Wednesday, September 28, 2011
Mom's diary - my new identity
I got one hour to write this, which I'm not sure how it will turn out. There has been a strong idea in my head swirling and twirling, but every time I was about to write, life kicks in and I ended up being drifted away from the creative mood.
It's been three weeks that my 4-year-old daughter, Sou Lynn started going her preschool. It surely had impacted on our whole life. No need to mention about the private meeting with her room teacher within a week, I've found there's something I have to accept regardless, which is being called "SouLynn's mom".
When I drop her off to school, the friendly faces hi to me and calling me, "Hi, SouLynn's mom! How are you today?" When I pick her up from school, the new friend mom asks me, "SouLynn's mom, are you gonna go in the playground?"
Now, I'm known as SouLynn's mom everywhere. Yes, I AM SouLynn's mom, but I also have a name. Silly me, who cares? It's my random ranting that no one really cares. Having few minutes of monolog and whistling through my nose, I tilted my head the other side and thinking about my mom.
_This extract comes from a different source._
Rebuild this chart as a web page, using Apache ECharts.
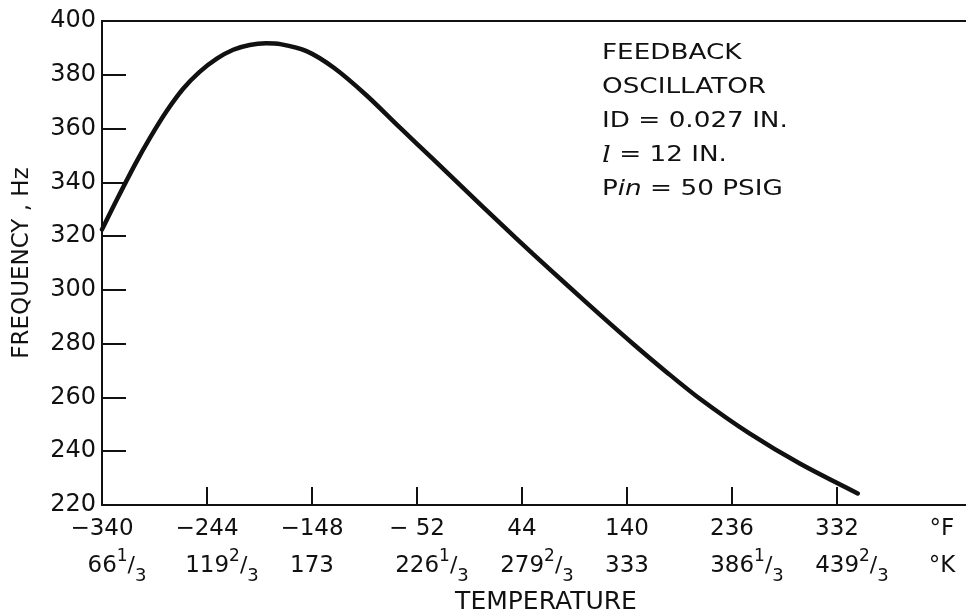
<!DOCTYPE html>
<html>
<head>
<meta charset="utf-8">
<script src="https://cdn.jsdelivr.net/npm/echarts@6/dist/echarts.min.js"></script>
<style>html,body{margin:0;padding:0;background:#fff}#c{width:966px;height:616px}</style>
</head>
<body>
<div id="c"></div>
<script>
// ---- data ----
const tempF = [-340, -328, -310, -296, -281, -266, -251, -235, -220, -205, -190, -177, -153, -128, -98, -68, -37, -7, 24, 54, 85, 115, 146, 176, 207, 252, 298, 351];
const frequencyHz = [322.5, 332.3, 346.5, 356.6, 366.4, 374.7, 381.0, 386.0, 389.3, 391.1, 391.7, 391.4, 388.8, 382.6, 372.3, 360.5, 348.5, 336.8, 324.8, 313.4, 301.9, 290.9, 279.8, 269.5, 259.4, 246.6, 235.4, 224.3];
const fTicks = [-340, -244, -148, -52, 44, 140, 236, 332];
const fahrenheitLabels = ['\u2212340', '\u2212244', '\u2212148', '\u2212 52', '44', '140', '236', '332'];
const kelvinLabels = ['66 1/3', '119 2/3', '173', '226 1/3', '279 2/3', '333', '386 1/3', '439 2/3'];
const unitTick = 428;
const unitLabels = ['\u00b0F', '\u00b0K'];
const yTicks = [220, 240, 260, 280, 300, 320, 340, 360, 380, 400];
const annotationLines = ['FEEDBACK', 'OSCILLATOR', 'ID = 0.027 IN.', '{it|l} = 12 IN.', 'P{ii|in} = 50 PSIG'];

const FONT = 'DejaVu Sans';
const INK = '#111';

function kelvinRich(s) {
  const parts = s.split(' ');
  if (parts.length === 1) return '{k|' + s + '}';
  const fr = parts[1].split('/');
  return '{pad| }{k|' + parts[0] + '}{n|' + fr[0] + '}{s|/}{d|' + fr[1] + '}';
}

const chart = echarts.init(document.getElementById('c'), null, {renderer: 'canvas'});
chart.setOption({
  animation: false,
  backgroundColor: '#fff',
  grid: {left: 102, right: 0, top: 21, bottom: 111, containLabel: false, outerBoundsMode: 'none'},
  xAxis: [{
    type: 'value',
    min: -340, max: 450,
    name: 'TEMPERATURE',
    nameLocation: 'middle',
    nameGap: 81,
    nameTextStyle: {fontFamily: FONT, fontSize: 25, color: INK, padding: [0, 0, 0, 24]},
    axisLine: {show: true, onZero: false, lineStyle: {color: INK, width: 2}},
    axisTick: {show: true, inside: true, length: 18, lineStyle: {color: INK, width: 2},
      customValues: fTicks.slice(1)},
    axisLabel: {
      show: true, margin: 6,
      customValues: fTicks.concat([unitTick]),
      formatter: function (v) {
        if (v === unitTick) return '{f|' + unitLabels[0] + '}\n{k|' + unitLabels[1] + '}';
        const i = fTicks.indexOf(v);
        if (i < 0) return '';
        return '{f|' + fahrenheitLabels[i] + '}\n' + kelvinRich(kelvinLabels[i]);
      },
      rich: {
        f: {fontFamily: FONT, fontSize: 23, color: INK, lineHeight: 37},
        k: {fontFamily: FONT, fontSize: 23, color: INK, lineHeight: 37},
        pad: {fontFamily: FONT, fontSize: 23, width: 30, lineHeight: 37},
        n: {fontFamily: FONT, fontSize: 17, color: INK, lineHeight: 22, verticalAlign: 'top'},
        s: {fontFamily: FONT, fontSize: 22, color: INK, lineHeight: 37},
        d: {fontFamily: FONT, fontSize: 18, color: INK, lineHeight: 20, verticalAlign: 'bottom'}
      }
    },
    splitLine: {show: false}
  }, {
    type: 'value', position: 'top', min: -340, max: 450,
    axisLine: {show: true, onZero: false, lineStyle: {color: INK, width: 2}},
    axisTick: {show: false}, axisLabel: {show: false}, splitLine: {show: false}
  }],
  yAxis: {
    type: 'value', min: 220, max: 400, interval: 20,
    name: 'FREQUENCY , Hz',
    nameLocation: 'middle',
    nameGap: 68,
    nameRotate: 90,
    nameTextStyle: {fontFamily: FONT, fontSize: 23, color: INK},
    axisLine: {show: true, onZero: false, lineStyle: {color: INK, width: 2}},
    axisTick: {show: true, inside: true, length: 24, lineStyle: {color: INK, width: 2},
      customValues: yTicks.slice(1, -1)},
    axisLabel: {show: true, margin: 6, fontFamily: FONT, fontSize: 24, color: INK,
      customValues: yTicks},
    splitLine: {show: false}
  },
  series: [{
    type: 'line',
    data: tempF.map((t, i) => [t, frequencyHz[i]]),
    smooth: 0.3,
    symbol: 'none',
    lineStyle: {color: INK, width: 4.5, cap: 'round'}
  }],
  graphic: [{
    type: 'text',
    x: 602, y: 37,
    scaleX: 1.25,
    style: {
      text: annotationLines.join('\n'),
      fontFamily: FONT, fontSize: 21, lineHeight: 34, fill: INK,
      rich: {
        it: {fontFamily: 'DejaVu Serif', fontStyle: 'italic', fontSize: 22, lineHeight: 34, fill: INK},
        ii: {fontFamily: FONT, fontStyle: 'italic', fontSize: 21, lineHeight: 34, fill: INK}
      }
    }
  }]
});
</script>
</body>
</html>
As long as I remember, my mom was called SunHee's mom all her life. Even at this point, I became someone else's wife and someone else's mom, my mom is still being called SunHee's mom. And my mom loved this title. One time I wondered if she would prefer to be called by her own name. And she told me, "I don't mind. I belong to you as much as you belong to me."
My mom was always content looking at me and my brother. As if we were some sort of trophies of her own, she gazed on us long time with the happiest smile. My mom never spoke up loudly how much she loved us or care for us, but she showed us her unconditional love through her smile. And, we felt it. I always knew I have the best mom in the world, although I realized it deeply later on.
Being called SouLynn's mom doesn't sound so bad anymore. That's the constant reminder how much my role is crucial for my child. I belong to her as much as she belongs to me.